— Task objective —
Only the lines between the line with "Clone this chart in D3.js." and the line with "var veraenderungTicks = [-4, -2, 0, 2, 4, 6, 8, 10];", together with those two lines themselves, are to be copied exactly.

— Supplied material —

start

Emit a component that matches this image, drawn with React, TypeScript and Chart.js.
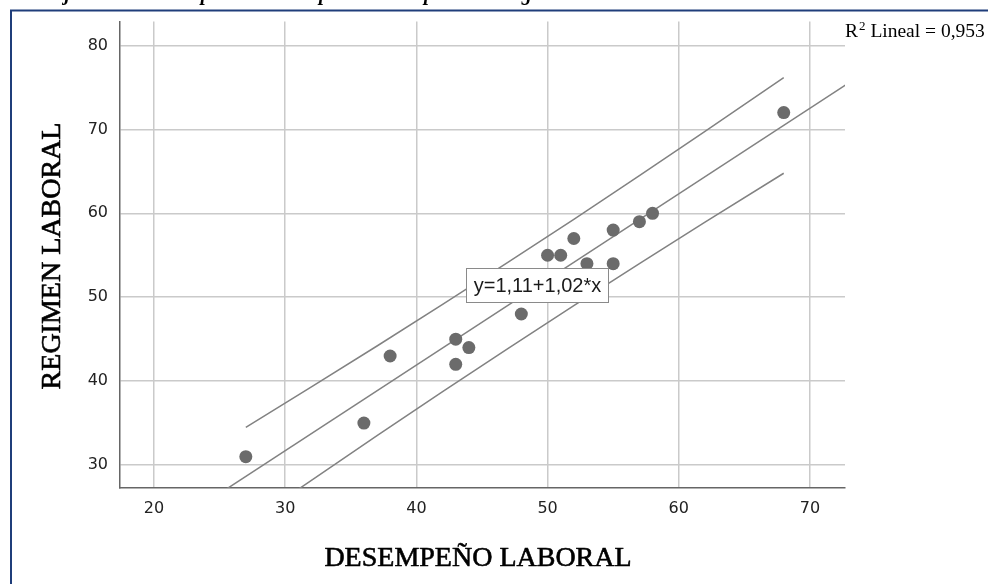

end
start

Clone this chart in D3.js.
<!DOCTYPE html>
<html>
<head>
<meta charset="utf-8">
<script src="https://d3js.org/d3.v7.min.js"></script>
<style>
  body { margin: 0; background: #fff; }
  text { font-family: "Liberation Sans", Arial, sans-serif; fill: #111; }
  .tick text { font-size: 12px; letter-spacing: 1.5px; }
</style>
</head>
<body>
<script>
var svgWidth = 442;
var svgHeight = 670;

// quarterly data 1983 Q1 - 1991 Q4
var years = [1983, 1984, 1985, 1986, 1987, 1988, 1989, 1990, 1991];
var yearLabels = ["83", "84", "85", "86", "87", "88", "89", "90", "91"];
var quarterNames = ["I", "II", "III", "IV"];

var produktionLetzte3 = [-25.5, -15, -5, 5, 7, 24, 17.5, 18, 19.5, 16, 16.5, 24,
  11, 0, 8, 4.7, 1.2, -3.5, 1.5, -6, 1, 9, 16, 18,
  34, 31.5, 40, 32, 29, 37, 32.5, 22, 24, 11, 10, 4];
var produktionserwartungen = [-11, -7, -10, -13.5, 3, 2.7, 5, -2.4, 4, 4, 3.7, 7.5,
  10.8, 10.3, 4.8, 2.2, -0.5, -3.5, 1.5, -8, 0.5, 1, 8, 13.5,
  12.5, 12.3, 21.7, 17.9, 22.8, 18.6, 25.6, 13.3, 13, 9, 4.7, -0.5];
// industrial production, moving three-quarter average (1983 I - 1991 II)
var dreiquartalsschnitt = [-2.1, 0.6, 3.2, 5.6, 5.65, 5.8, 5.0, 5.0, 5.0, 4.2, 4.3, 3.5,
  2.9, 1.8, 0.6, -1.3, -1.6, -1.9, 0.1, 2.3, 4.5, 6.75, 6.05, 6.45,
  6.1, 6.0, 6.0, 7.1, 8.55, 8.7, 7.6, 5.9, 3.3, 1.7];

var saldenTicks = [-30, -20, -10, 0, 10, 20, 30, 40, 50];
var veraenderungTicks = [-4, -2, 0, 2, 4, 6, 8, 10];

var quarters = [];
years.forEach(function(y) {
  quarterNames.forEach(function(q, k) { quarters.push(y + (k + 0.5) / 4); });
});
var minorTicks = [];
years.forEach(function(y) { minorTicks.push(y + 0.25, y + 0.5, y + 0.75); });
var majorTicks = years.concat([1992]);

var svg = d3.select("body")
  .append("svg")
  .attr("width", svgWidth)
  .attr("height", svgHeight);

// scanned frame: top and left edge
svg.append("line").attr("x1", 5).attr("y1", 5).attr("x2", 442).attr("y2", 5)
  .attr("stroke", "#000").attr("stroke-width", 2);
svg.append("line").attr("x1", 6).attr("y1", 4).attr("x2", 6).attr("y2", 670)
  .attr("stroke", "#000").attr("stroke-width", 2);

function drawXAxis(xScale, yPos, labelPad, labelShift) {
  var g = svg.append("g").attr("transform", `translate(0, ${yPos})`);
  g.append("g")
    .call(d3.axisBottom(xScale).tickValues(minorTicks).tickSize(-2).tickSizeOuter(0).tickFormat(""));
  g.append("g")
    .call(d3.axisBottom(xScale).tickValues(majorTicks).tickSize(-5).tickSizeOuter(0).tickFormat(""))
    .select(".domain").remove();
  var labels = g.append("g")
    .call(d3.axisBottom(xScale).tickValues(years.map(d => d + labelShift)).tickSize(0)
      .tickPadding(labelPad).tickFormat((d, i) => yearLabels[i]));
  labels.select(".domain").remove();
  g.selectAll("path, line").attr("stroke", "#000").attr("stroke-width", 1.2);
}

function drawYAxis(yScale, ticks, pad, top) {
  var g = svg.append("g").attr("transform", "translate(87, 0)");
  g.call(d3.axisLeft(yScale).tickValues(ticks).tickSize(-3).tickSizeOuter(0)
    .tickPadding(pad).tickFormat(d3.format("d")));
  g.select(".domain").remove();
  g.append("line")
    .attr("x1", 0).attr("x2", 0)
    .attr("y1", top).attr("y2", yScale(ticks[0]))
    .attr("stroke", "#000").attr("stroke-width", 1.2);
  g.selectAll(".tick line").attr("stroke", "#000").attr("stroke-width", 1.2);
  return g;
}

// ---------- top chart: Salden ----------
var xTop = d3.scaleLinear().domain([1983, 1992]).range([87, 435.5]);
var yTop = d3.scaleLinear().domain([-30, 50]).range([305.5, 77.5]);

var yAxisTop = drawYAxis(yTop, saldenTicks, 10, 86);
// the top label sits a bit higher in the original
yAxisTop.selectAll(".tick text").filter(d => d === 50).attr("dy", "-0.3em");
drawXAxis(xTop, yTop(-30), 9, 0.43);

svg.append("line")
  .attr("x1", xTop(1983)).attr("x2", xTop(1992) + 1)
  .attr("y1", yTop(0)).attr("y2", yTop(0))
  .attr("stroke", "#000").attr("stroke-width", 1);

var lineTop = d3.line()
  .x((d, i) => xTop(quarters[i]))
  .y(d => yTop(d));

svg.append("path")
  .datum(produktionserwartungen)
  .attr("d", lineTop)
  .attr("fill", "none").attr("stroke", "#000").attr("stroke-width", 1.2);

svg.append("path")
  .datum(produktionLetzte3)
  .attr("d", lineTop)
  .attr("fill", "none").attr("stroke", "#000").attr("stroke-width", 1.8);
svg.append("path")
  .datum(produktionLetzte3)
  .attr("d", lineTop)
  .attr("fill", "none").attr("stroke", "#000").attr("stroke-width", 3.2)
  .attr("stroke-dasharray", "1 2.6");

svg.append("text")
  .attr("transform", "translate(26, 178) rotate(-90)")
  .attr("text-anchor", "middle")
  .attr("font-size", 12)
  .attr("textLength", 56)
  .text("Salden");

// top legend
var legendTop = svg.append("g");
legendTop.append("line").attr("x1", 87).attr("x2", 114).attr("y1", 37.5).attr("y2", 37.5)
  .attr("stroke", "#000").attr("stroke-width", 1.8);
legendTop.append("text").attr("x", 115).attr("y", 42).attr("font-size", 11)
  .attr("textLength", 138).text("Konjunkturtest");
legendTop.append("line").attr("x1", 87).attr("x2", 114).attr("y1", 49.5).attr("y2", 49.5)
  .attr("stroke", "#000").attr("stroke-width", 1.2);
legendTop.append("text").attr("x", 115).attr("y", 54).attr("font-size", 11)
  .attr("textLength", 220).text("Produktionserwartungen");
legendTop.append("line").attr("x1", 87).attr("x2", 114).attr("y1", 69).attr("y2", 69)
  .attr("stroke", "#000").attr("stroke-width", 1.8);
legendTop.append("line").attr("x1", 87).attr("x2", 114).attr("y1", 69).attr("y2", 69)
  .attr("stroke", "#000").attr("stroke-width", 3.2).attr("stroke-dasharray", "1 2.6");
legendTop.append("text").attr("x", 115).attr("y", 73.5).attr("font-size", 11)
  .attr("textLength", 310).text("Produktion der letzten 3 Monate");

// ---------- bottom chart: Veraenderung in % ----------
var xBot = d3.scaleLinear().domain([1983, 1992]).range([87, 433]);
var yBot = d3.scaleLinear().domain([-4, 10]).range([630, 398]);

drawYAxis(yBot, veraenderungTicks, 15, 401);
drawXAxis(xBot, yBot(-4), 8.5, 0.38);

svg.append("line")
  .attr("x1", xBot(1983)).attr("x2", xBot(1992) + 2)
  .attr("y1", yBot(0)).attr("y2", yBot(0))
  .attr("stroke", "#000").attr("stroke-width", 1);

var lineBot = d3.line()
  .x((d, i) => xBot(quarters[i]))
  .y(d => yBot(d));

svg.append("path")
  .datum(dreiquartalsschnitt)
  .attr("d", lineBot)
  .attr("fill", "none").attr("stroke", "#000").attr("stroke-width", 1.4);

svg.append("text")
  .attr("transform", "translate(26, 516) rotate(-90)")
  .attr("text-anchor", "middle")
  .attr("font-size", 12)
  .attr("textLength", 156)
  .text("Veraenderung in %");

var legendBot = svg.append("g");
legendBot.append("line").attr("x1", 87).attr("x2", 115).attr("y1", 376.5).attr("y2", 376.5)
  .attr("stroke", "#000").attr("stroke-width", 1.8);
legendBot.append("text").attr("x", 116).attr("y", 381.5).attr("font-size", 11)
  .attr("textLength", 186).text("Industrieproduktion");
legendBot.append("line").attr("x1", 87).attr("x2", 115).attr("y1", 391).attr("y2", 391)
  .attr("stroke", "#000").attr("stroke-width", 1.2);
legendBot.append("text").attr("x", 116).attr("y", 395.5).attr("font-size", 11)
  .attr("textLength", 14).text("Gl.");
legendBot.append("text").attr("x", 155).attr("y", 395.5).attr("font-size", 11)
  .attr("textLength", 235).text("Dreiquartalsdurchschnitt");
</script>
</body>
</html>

end

— Result of the exercise —
Clone this chart in D3.js.
<!DOCTYPE html>
<html>
<head>
<meta charset="utf-8">
<script src="https://d3js.org/d3.v7.min.js"></script>
<style>
  body { margin: 0; background: #fff; }
  text { font-family: "Liberation Sans", Arial, sans-serif; fill: #111; }
  .tick text { font-size: 12px; letter-spacing: 1.5px; }
</style>
</head>
<body>
<script>
var svgWidth = 442;
var svgHeight = 670;

// quarterly data 1983 Q1 - 1991 Q4
var years = [1983, 1984, 1985, 1986, 1987, 1988, 1989, 1990, 1991];
var yearLabels = ["83", "84", "85", "86", "87", "88", "89", "90", "91"];
var quarterNames = ["I", "II", "III", "IV"];

var produktionLetzte3 = [-25.5, -15, -5, 5, 7, 24, 17.5, 18, 19.5, 16, 16.5, 24,
  11, 0, 8, 4.7, 1.2, -3.5, 1.5, -6, 1, 9, 16, 18,
  34, 31.5, 40, 32, 29, 37, 32.5, 22, 24, 11, 10, 4];
var produktionserwartungen = [-11, -7, -10, -13.5, 3, 2.7, 5, -2.4, 4, 4, 3.7, 7.5,
  10.8, 10.3, 4.8, 2.2, -0.5, -3.5, 1.5, -8, 0.5, 1, 8, 13.5,
  12.5, 12.3, 21.7, 17.9, 22.8, 18.6, 25.6, 13.3, 13, 9, 4.7, -0.5];
// industrial production, moving three-quarter average (1983 I - 1991 II)
var dreiquartalsschnitt = [-2.1, 0.6, 3.2, 5.6, 5.65, 5.8, 5.0, 5.0, 5.0, 4.2, 4.3, 3.5,
  2.9, 1.8, 0.6, -1.3, -1.6, -1.9, 0.1, 2.3, 4.5, 6.75, 6.05, 6.45,
  6.1, 6.0, 6.0, 7.1, 8.55, 8.7, 7.6, 5.9, 3.3, 1.7];

var saldenTicks = [-30, -20, -10, 0, 10, 20, 30, 40, 50];
var veraenderungTicks = [-4, -2, 0, 2, 4, 6, 8, 10];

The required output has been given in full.